I'm looking for a topic for my master thesis. I've read a book recommended by many "Designing Data-Intensive Applications: The Big Ideas Behind Reliable, Scalable, and Maintainable Systems" by Martin Kleppmann in a hope that I may get inspired by reading it. The last chapter of the book is dedicated to yet-to-be-solved problems. One of them is designing an unbundled-database equivalent of the Unix shell. This is what the author has to say on the topic (p. 525):
The tools for composing data systems are getting better, but I think one major part is missing: we don’t yet have the unbundled-database equivalent of the Unix shell (i.e., a high-level language for composing storage and processing systems in a simple and declarative way). For example, I would love it if we could simply declare `mysql | elasticsearch`, by analogy to Unix pipes [22], which would be the unbundled equivalent of `CREATE INDEX`: it would take all the documents in a MySQL database and index them in an Elasticsearch cluster.

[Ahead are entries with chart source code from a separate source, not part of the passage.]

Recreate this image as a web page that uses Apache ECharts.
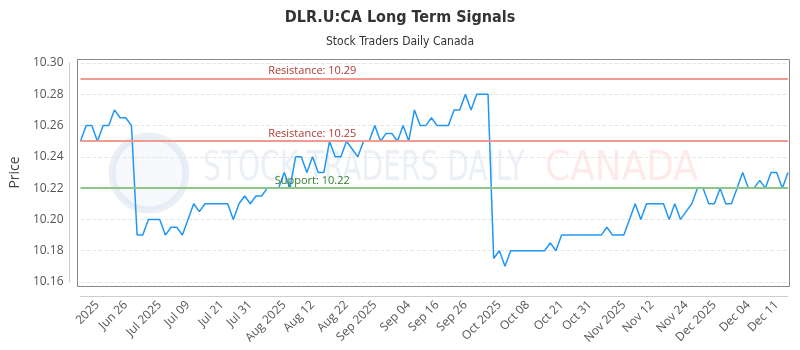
<!DOCTYPE html>
<html>
<head>
<meta charset="utf-8">
<script src="https://cdn.jsdelivr.net/npm/echarts@6/dist/echarts.min.js"></script>
<style>
  html, body { margin: 0; padding: 0; background: #fff; }
  #chart { width: 800px; height: 350px; }
</style>
</head>
<body>
<div id="chart"></div>
<script>
// daily closes
const prices = [
  10.25, 10.26, 10.26, 10.25, 10.26, 10.26, 10.27, 10.265, 10.265, 10.26,
  10.19, 10.19, 10.20, 10.20, 10.20, 10.19, 10.195, 10.195, 10.19, 10.20,
  10.21, 10.205, 10.21, 10.21, 10.21, 10.21, 10.21, 10.20, 10.21, 10.215,
  10.21, 10.215, 10.215, 10.22, 10.22, 10.22, 10.23, 10.22, 10.24, 10.24,
  10.23, 10.24, 10.23, 10.23, 10.25, 10.24, 10.24, 10.25, 10.245, 10.24,
  10.25, 10.25, 10.26, 10.25, 10.255, 10.255, 10.25, 10.26, 10.25, 10.27,
  10.26, 10.26, 10.265, 10.26, 10.26, 10.26, 10.27, 10.27, 10.28, 10.27,
  10.28, 10.28, 10.28, 10.175, 10.18, 10.17, 10.18, 10.18, 10.18, 10.18,
  10.18, 10.18, 10.18, 10.185, 10.18, 10.19, 10.19, 10.19, 10.19, 10.19,
  10.19, 10.19, 10.19, 10.195, 10.19, 10.19, 10.19, 10.20, 10.21, 10.20,
  10.21, 10.21, 10.21, 10.21, 10.20, 10.21, 10.20, 10.205, 10.21, 10.22,
  10.22, 10.21, 10.21, 10.22, 10.21, 10.21, 10.22, 10.23, 10.22, 10.22,
  10.225, 10.22, 10.23, 10.23, 10.22, 10.23
];

const tickLabels = [
  '2025', 'Jun 26', 'Jul 2025', 'Jul 09', 'Jul 21', 'Jul 31', 'Aug 2025',
  'Aug 12', 'Aug 22', 'Sep 2025', 'Sep 04', 'Sep 16', 'Sep 26', 'Oct 2025',
  'Oct 08', 'Oct 21', 'Oct 31', 'Nov 2025', 'Nov 12', 'Nov 24', 'Dec 2025',
  'Dec 04', 'Dec 11'
];

const resistance = [10.29, 10.25];
const support = [10.22];

const yMin = 10.16;
const yMax = 10.30;
const yStep = 0.02;

// labels sit every ~5.5 points along the axis
const labelStart = 2.6;
const labelStep = 5.49;
const labelAt = {};
tickLabels.forEach((t, k) => {
  labelAt[Math.round(labelStart + k * labelStep)] = t;
});

const font = "'Open Sans', 'Noto Sans', sans-serif";
const narrow = "'Liberation Sans Narrow', 'DejaVu Sans Condensed', sans-serif";

const chart = echarts.init(document.getElementById('chart'));

const levelLine = (value, kind) => ({
  yAxis: value,
  lineStyle: {
    color: kind === 'r' ? '#f09a90' : '#8cc68a',
    width: 2,
    type: 'solid'
  },
  label: {
    show: true,
    position: 'insideMiddleTop',
    offset: [-122, 0],
    distance: 2,
    formatter: (kind === 'r' ? 'Resistance: ' : 'Support: ') + value.toFixed(2),
    color: kind === 'r' ? '#b23a35' : '#357a32',
    fontSize: 11,
    fontFamily: font
  }
});

const option = {
  animation: false,
  backgroundColor: '#fff',
  title: {
    text: 'DLR.U:CA Long Term Signals',
    subtext: 'Stock Traders Daily Canada',
    left: 'center',
    top: 5,
    itemGap: 10,
    textStyle: { fontFamily: narrow, fontSize: 16, fontWeight: 'bold', color: '#333' },
    subtextStyle: { fontFamily: narrow, fontSize: 12, color: '#333' }
  },
  grid: { left: 78, right: 12, top: 63, bottom: 68 },
  graphic: [
    {
      type: 'circle', z: 0, silent: true,
      shape: { cx: 149, cy: 173, r: 37 },
      style: { fill: 'rgba(215,225,240,0.2)', stroke: 'rgba(190,205,228,0.3)', lineWidth: 7 }
    },
    {
      type: 'text', z: 0, silent: true, left: 203, top: 150, scaleX: 0.78,
      style: { text: 'STOCK TRADERS DAILY', font: '40px ' + narrow, fill: 'rgba(190,205,225,0.3)' }
    },
    {
      type: 'text', z: 0, silent: true, left: 545, top: 150,
      style: { text: 'CANADA', font: '40px ' + narrow, fill: 'rgba(255,160,160,0.22)' }
    },
    {
      type: 'rect', z: 10, silent: true,
      shape: { x: 77.5, y: 59.5, width: 712, height: 227 },
      style: { fill: 'none', stroke: '#888', lineWidth: 1 }
    }
  ],
  xAxis: {
    type: 'category',
    boundaryGap: false,
    offset: 14,
    data: prices.map((_, i) => i),
    axisLine: { lineStyle: { color: '#ccc' } },
    axisTick: { show: false },
    splitLine: { show: false },
    axisLabel: {
      rotate: 45,
      margin: 7,
      fontSize: 12,
      fontFamily: font,
      color: '#555',
      interval: (i) => labelAt[i] !== undefined,
      formatter: (v, i) => labelAt[i] || ''
    }
  },
  yAxis: {
    type: 'value',
    min: yMin,
    max: yMax,
    interval: yStep,
    offset: 11,
    name: 'Price',
    nameLocation: 'middle',
    nameGap: 43,
    nameTextStyle: { fontFamily: font, fontSize: 14, color: '#444' },
    axisLine: { show: true, lineStyle: { color: '#ccc' } },
    axisTick: { show: false },
    axisLabel: {
      margin: 6,
      fontSize: 12,
      fontFamily: font,
      color: '#555',
      formatter: (v) => v.toFixed(2)
    },
    splitLine: { lineStyle: { color: '#e6e6e6', type: 'dashed' } }
  },
  series: [
    {
      type: 'line',
      data: prices,
      showSymbol: false,
      lineStyle: { color: '#2196f3', width: 1.5 },
      itemStyle: { color: '#2196f3' },
      markLine: {
        silent: true,
        symbol: 'none',
        data: resistance.map((v) => levelLine(v, 'r')).concat(support.map((v) => levelLine(v, 's')))
      }
    }
  ]
};

chart.setOption(option);
</script>
</body>
</html>
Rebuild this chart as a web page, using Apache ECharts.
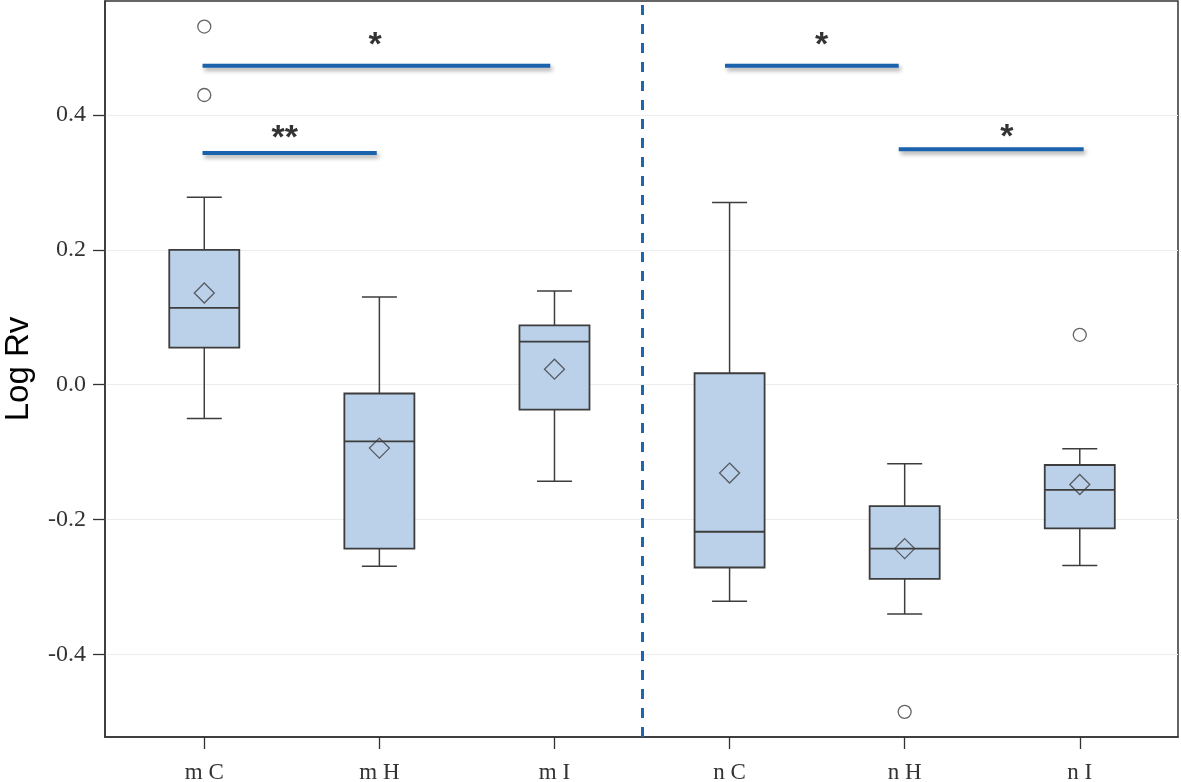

It would then continually capture all the changes made to the database and automatically apply them to the search index, without us having to write custom application code. This kind of integration should be possible with almost any kind of storage or indexing system.
The only research that I've found is that concerning timely dataflow and differential dataflow. I wonder whether there is more research that I'm missing or maybe there isn't any because the problem presented is unimportant or has been solved a long time ago. I'd appreciate your thoughts on the idea of building such a system. Is it needed? Is it going to fill a niche?